Forming of a new 'narrative' in China

Forming of a new 'narrative' in China
ST editor Warren Fernandez (centre) moderating yesterday’s panel discussion during which former China bureau chief Peh Shing Huei (right) and ST deputy foreign editor Chua Chin Hon fielded questions on China.

Almost throughout his five-year stint, The Straits Times' China bureau chief was thinking that the country's "coming-out party" had already ended by the time he arrived, just before the Beijing Olympics in 2008.

But last year, he met a fellow foreign correspondent while he was covering the scandal of disgraced politician Bo Xilai, and she thought otherwise. In fact, she argued that the party had only just begun.

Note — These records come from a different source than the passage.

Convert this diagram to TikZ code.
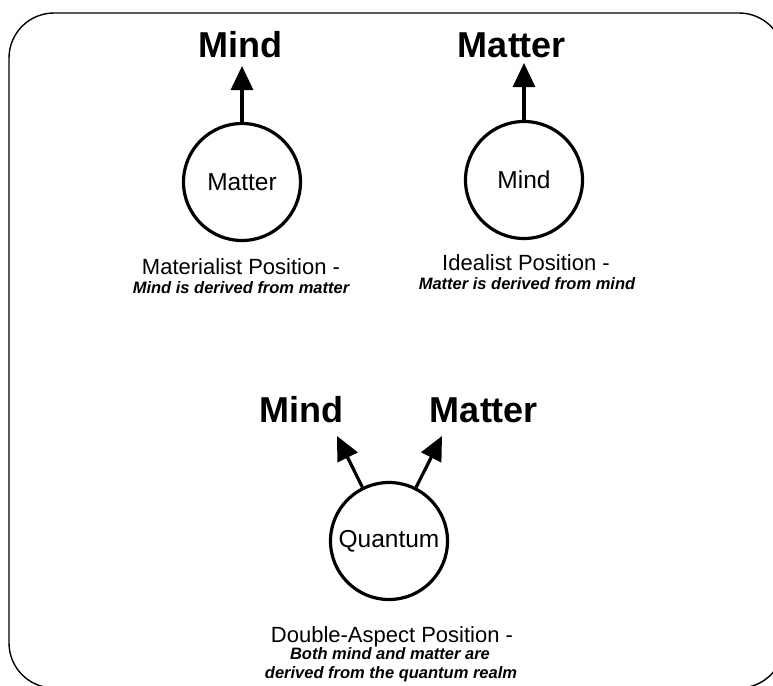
\documentclass[tikz,border=0pt]{standalone}
\usepackage{fontspec}
\setmainfont{Liberation Sans}
\usetikzlibrary{arrows.meta}
\tikzset{
  big/.style={font=\fontsize{36}{40}\selectfont\bfseries, inner sep=0pt},
  orb/.style={circle, draw, line width=3.2pt, minimum size=117pt, inner sep=0pt, font=\fontsize{24.5}{27}\selectfont},
  arr/.style={line width=3.2pt, -{Triangle[length=24pt,width=22pt]}},
  capmain/.style={font=\fontsize{22}{24}\selectfont, inner sep=0pt},
  capsub/.style={font=\fontsize{16.5}{19}\selectfont\bfseries\itshape, inner sep=0pt, align=center},
  frame/.style={line width=1.4pt, rounded corners=45pt}
}
\begin{document}
\begin{tikzpicture}[x=1pt,y=-1pt]
\useasboundingbox (0,0) rectangle (773,685);
\draw[frame] (9,13) rectangle (784,688);

% Materialist
\node[big, anchor=base] (mindA) at (240,57) {Mind};
\node[orb] (cA) at (242,182) {Matter};
\coordinate (tA) at (242,66);
\draw[arr] (cA) -- (tA);
\node[capmain, anchor=base] (capA) at (241,274) {Materialist Position -};
\node[capsub, anchor=base] (subA) at (241,293) {Mind is derived from matter};

% Idealist
\node[big, anchor=base] (matB) at (512,57) {Matter};
\node[orb] (cB) at (524,180) {Mind};
\coordinate (tB) at (524,63);
\draw[arr] (cB) -- (tB);
\node[capmain, anchor=base] (capB) at (526,270) {Idealist Position -};
\node[capsub, anchor=base] (subB) at (527,289) {Matter is derived from mind};

% Double-aspect
\node[big, anchor=base] (mindC) at (301,422) {Mind};
\node[big, anchor=base] (matC) at (484,422) {Matter};
\node[orb] (cC) at (389,541) {Quantum};
\coordinate (tC1) at (337,436);
\coordinate (tC2) at (442,436);
\draw[arr] (cC) -- (tC1);
\draw[arr] (cC) -- (tC2);
\node[capmain, anchor=base] (capC) at (392,642) {Double-Aspect Position -};
\node[capsub, anchor=base] (subC1) at (390,659) {Both mind and matter are};
\node[capsub, anchor=base] (subC2) at (391,678) {derived from the quantum realm};
\end{tikzpicture}
\end{document}
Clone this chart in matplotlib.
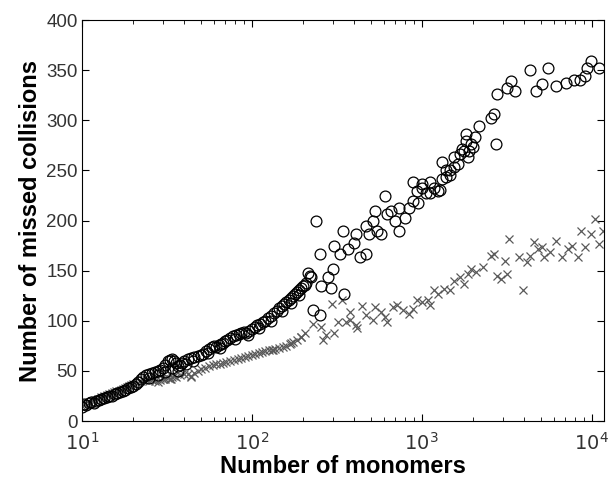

The encounter got Mr Peh Shing Huei, 38, to rethink his position. Going through his notes from 2008 to last year, he realised that a new narrative was forming: one of "an increasingly assertive China overseas and an increasingly fragile China at home".

This narrative now has a jacket and a title. Called When The Party Ends - China's Leaps And Stumbles After The Beijing Olympics, the book looks at China's rise and challenges after the 2008 Olympics.

Mr Peh, who is now ST deputy news editor, recounted the origins of his book to about 50 people at a panel discussion organised by the Singapore Press Club at the Singapore Press Holdings auditorium on Friday.

Joined by ST deputy foreign editor Chua Chin Hon and ST editor Warren Fernandez, who moderated the session, Mr Peh fielded questions on China's growing clout.

Asked if smaller, neighbouring states like Singapore should celebrate or be worried about China's rise, both Mr Peh and Mr Chua said Beijing needed to show more predictability in its behaviour in order for its neighbours to breathe a little more easily.

In the instance of China's territorial dispute with Japan over the Diaoyu or Senkaku islands, it would help to know how China would respond in the event of a skirmish, said Mr Peh.

On whether China's belated offer of assistance to the typhoon-hit Philippines - a day later than other countries and at only US$100,000 (S$125,000) at first - was a sign of tit-for-tat over the two sides' territorial disputes in the South China Sea, Mr Peh said it was a clear signal to Manila. "I believe the message was to tell the Philippines that because we are so upset over the South China Sea, we are not going to be as generous," he said.

After being widely criticised for giving too little, the Chinese added US$1.4 million in relief supplies, including tents and blankets, to its humanitarian aid package. But the knee-jerk reaction also shows a "lack of strategic thinking" in its approach to foreign relations, said Mr Peh.

The 320-page book, published by Straits Times Press, is available at bookshops for $28 before GST and also at www.stpressbooks.com.sg.